Além disso, ela acrescentou, o método pode ser aplicado tanto em dentes adultos quanto infantis e é particularmente útil para os últimos. Isso porque é impossível dizer o sexo dos esqueletos das crianças até que passem pela puberdade.
A “Mulher de Marfim” era uma líder reverenciada
Os autores do novo estudo, publicado na revista Scientific Reports na quinta-feira (6), acreditam que a Mulher de Marfim ocupava um alto escalão e era reverenciada pela sociedade em que viveu por pelo menos oito gerações após sua morte.
As sepulturas de dezenas de pessoas e outras características que cercam sua tumba abrangem 200 anos após sua morte, de acordo com a datação por radiocarbono.
Os bens funerários – incluindo itens com os quais ela foi enterrada e alguns, como a adaga de cristal, que foram adicionados posteriormente – são os mais valiosos encontrados em mais de 2 mil túmulos pré-históricos conhecidos descobertos na Espanha e em Portugal. Nenhuma tumba masculina de status semelhante foi encontrada naquela época na região.
O único túmulo comparativamente luxuoso da região, contendo pelo menos 15 mulheres, foi encontrado a cerca de 100 metros de distância do túmulo da Mulher de Marfim e presume-se que tenha sido construído por pessoas que afirmavam descender dela.
Isso sugere que as mulheres ocuparam posições de liderança na sociedade ibérica da Idade do Cobre, em uma época em que uma sociedade mais hierarquizada começava a surgir na Europa, segundo a pesquisa.
Os autores do estudo dizem que é improvável que seu alto status fosse um direito de primogenitura, porque não há enterros infantis na região que contenham bens funerários. Eles acreditam que a Mulher de Marfim alcançou seu status por mérito próprio.
“Ela deve ter sido uma pessoa altamente carismática. Ela provavelmente viajou ou teve conexões com pessoas de terras distantes”, disse García Sanjuán.
Sua outra fonte de influência poderia ter sido esotérica ou mágica, acrescentou. Ela tinha altos níveis de mercúrio em seus ossos, o que poderia ter vindo da queima ou uso de cinábrio – uma substância que tem um efeito intoxicante.
“Não há um único enterro (na região) que remotamente se compare ao da Mulher de Marfim em termos de riqueza com que foi enterrada. Nem mulheres, nem homens”, disse García Sanjuán.
Embora o sexo biológico do esqueleto não esteja em disputa, Gowland alertou que nada se sabe sobre a identidade de gênero da Mulher de Marfim, e os estudiosos não devem impor normas de gênero modernas às populações do passado.
“Pode ser que eles tivessem algum status especial que fosse mais significativo do que sua identidade de gênero ou não houvesse um sistema binário de gênero”, observou ela.

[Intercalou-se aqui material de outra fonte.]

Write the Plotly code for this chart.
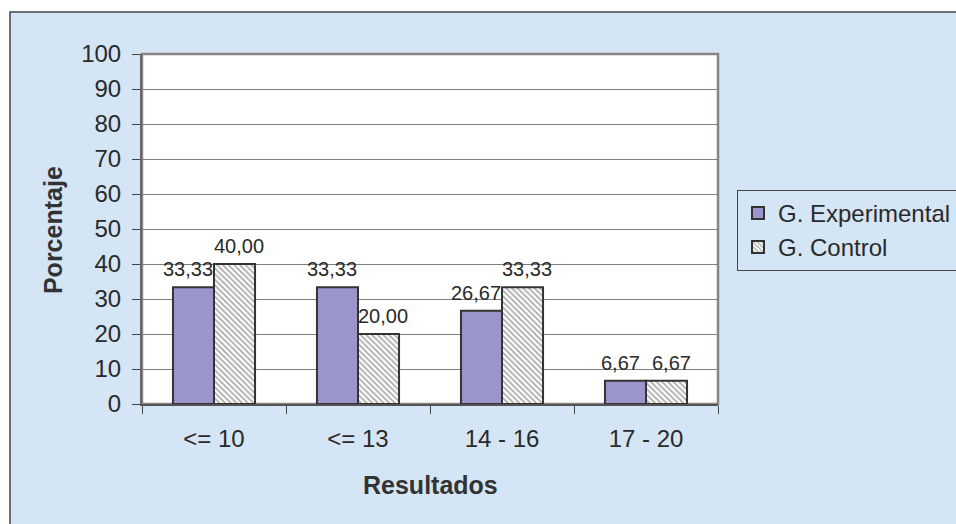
import plotly.graph_objects as go

# Score ranges and percentage of students in each group
categories = ["<= 10", "<= 13", "14 - 16", "17 - 20"]
experimental = [33.33, 33.33, 26.67, 6.67]
control = [40.00, 20.00, 33.33, 6.67]
y_ticks = list(range(0, 101, 10))


def fmt(v):
    return f"{v:.2f}".replace(".", ",")


FONT = "Liberation Sans, Arial, sans-serif"
BG = "#d4e5f5"
EDGE = "#333333"
TXT = "#2a2a2a"

fig = go.Figure()
fig.add_trace(go.Bar(
    name="G. Experimental", x=categories, y=experimental,
    marker=dict(color="#9a96cc", line=dict(color=EDGE, width=2)),
))
fig.add_trace(go.Bar(
    name="G. Control", x=categories, y=control,
    marker=dict(color="white", line=dict(color=EDGE, width=2),
                pattern=dict(shape="\\", size=4, solidity=0.45,
                             fgcolor="#555555", bgcolor="white")),
))

# Value labels above each bar, pushed apart a little so neighbours don't collide
value_labels = []
for cat, ve, vc in zip(categories, experimental, control):
    for val, shift in ((ve, -26), (vc, 25)):
        value_labels.append(dict(
            x=cat, y=val, xref="x", yref="y", text=fmt(val),
            showarrow=False, xanchor="center", yanchor="bottom",
            xshift=shift, yshift=5,
            font=dict(size=20, family=FONT, color=TXT),
        ))

fig.update_layout(
    width=956, height=524,
    margin=dict(l=142, r=238, t=54, b=120, autoexpand=False),
    paper_bgcolor="white",
    plot_bgcolor="white",
    barmode="group", bargap=0.43, bargroupgap=0,
    font=dict(family=FONT, color=TXT),
    showlegend=True,
    legend=dict(
        x=595 / 576, y=0.612, xanchor="left", yanchor="top",
        bgcolor="rgba(0,0,0,0)", bordercolor="#444444", borderwidth=1,
        font=dict(size=24, family=FONT, color=TXT),
        itemwidth=30, tracegroupgap=0,
    ),
    shapes=[
        # outer chart panel
        dict(type="rect", xref="paper", yref="paper", layer="below",
             x0=-132 / 576, x1=830 / 576, y0=-140 / 350, y1=392 / 350,
             fillcolor=BG, line=dict(color="#444444", width=1.5)),
        # plotting area
        dict(type="rect", xref="paper", yref="paper", layer="below",
             x0=0, x1=1, y0=0, y1=1,
             fillcolor="white", line=dict(color="#8a8585", width=2.5)),
    ],
    annotations=value_labels + [
        dict(text="<b>Porcentaje</b>", xref="paper", yref="paper",
             x=-89 / 576, y=0.497, textangle=-90, showarrow=False,
             xanchor="center", yanchor="middle",
             font=dict(size=25, family=FONT, color="#333333")),
        dict(text="<b>Resultados</b>", xref="paper", yref="paper",
             x=0.5, y=-81 / 350, showarrow=False,
             xanchor="center", yanchor="middle",
             font=dict(size=25, family=FONT, color="#333333")),
    ],
)

fig.update_yaxes(
    range=[0, 100], tickvals=y_ticks, showgrid=True, gridcolor="#808080",
    gridwidth=1, zeroline=False, ticks="outside", ticklen=8,
    tickcolor="#444444", showline=True, linecolor="#666666", linewidth=2,
    tickfont=dict(size=24, family=FONT, color=TXT),
    ticklabelstandoff=6,
)
fig.update_xaxes(
    tickson="boundaries", ticks="outside", ticklen=8, tickcolor="#444444",
    showline=True, linecolor="#555555", linewidth=2, showgrid=False,
    tickfont=dict(size=24, family=FONT, color=TXT),
    ticklabelstandoff=12,
)

fig.write_html("out.html")
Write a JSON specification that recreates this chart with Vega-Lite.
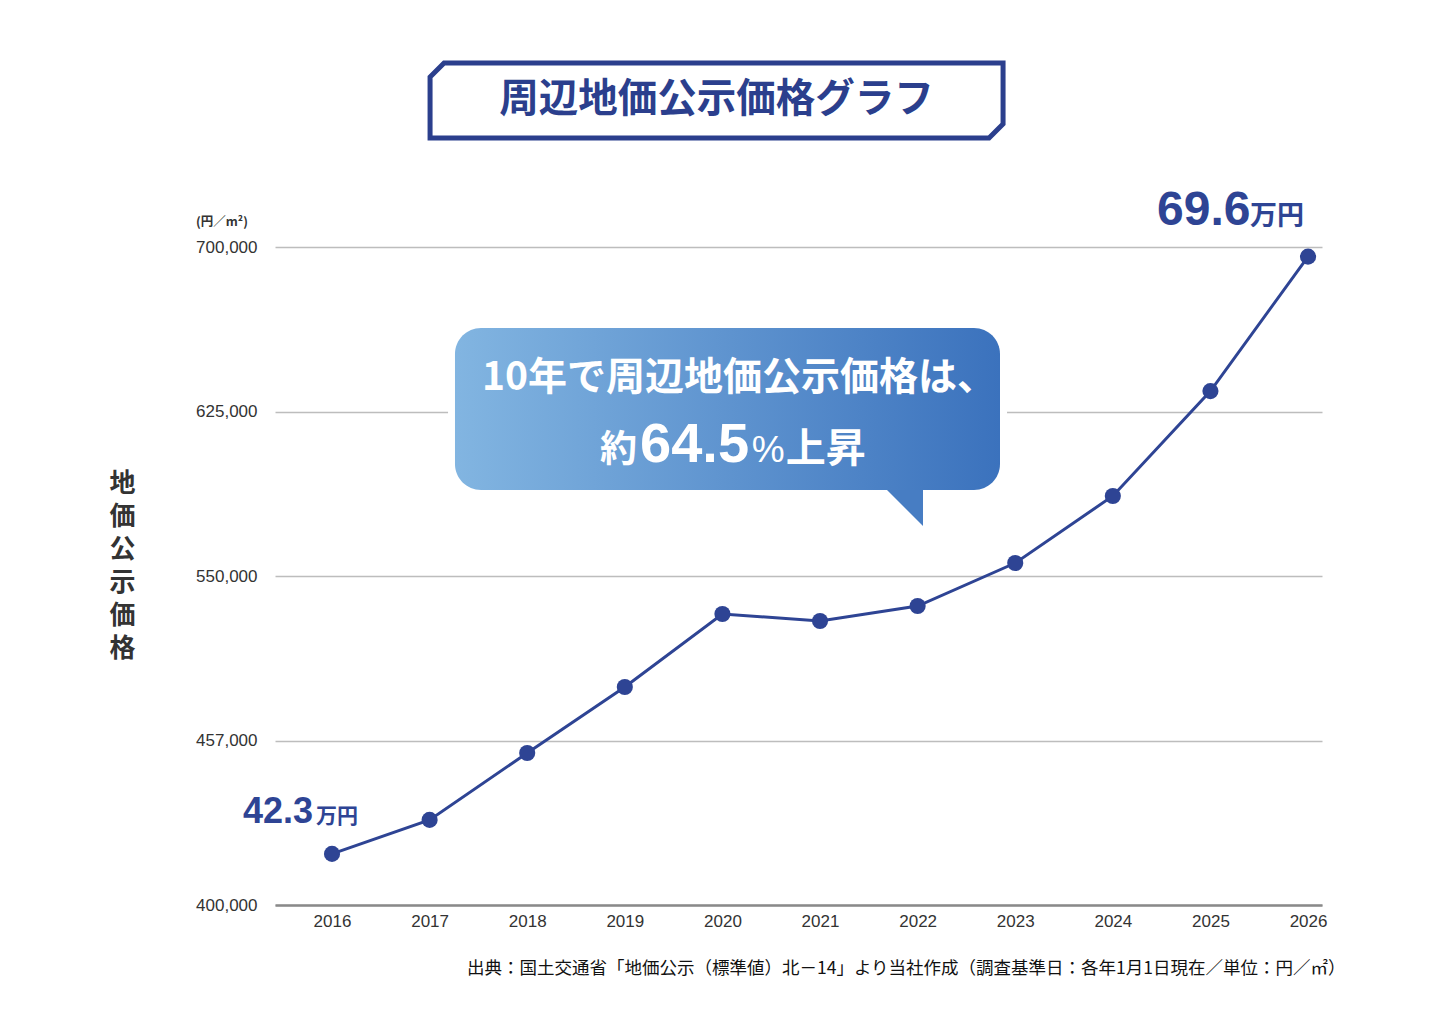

Pamela Geller, professora associada e bioarqueóloga da Universidade de Miami, concorda.
“Acho que este estudo da Mulher de Marfim confirma o que os bioarqueólogos com tendências feministas vêm dizendo há quase duas décadas […] que as vidas sociossexuais passadas foram diversas e complexas”, disse Geller, que não fez parte do estudo mais recente.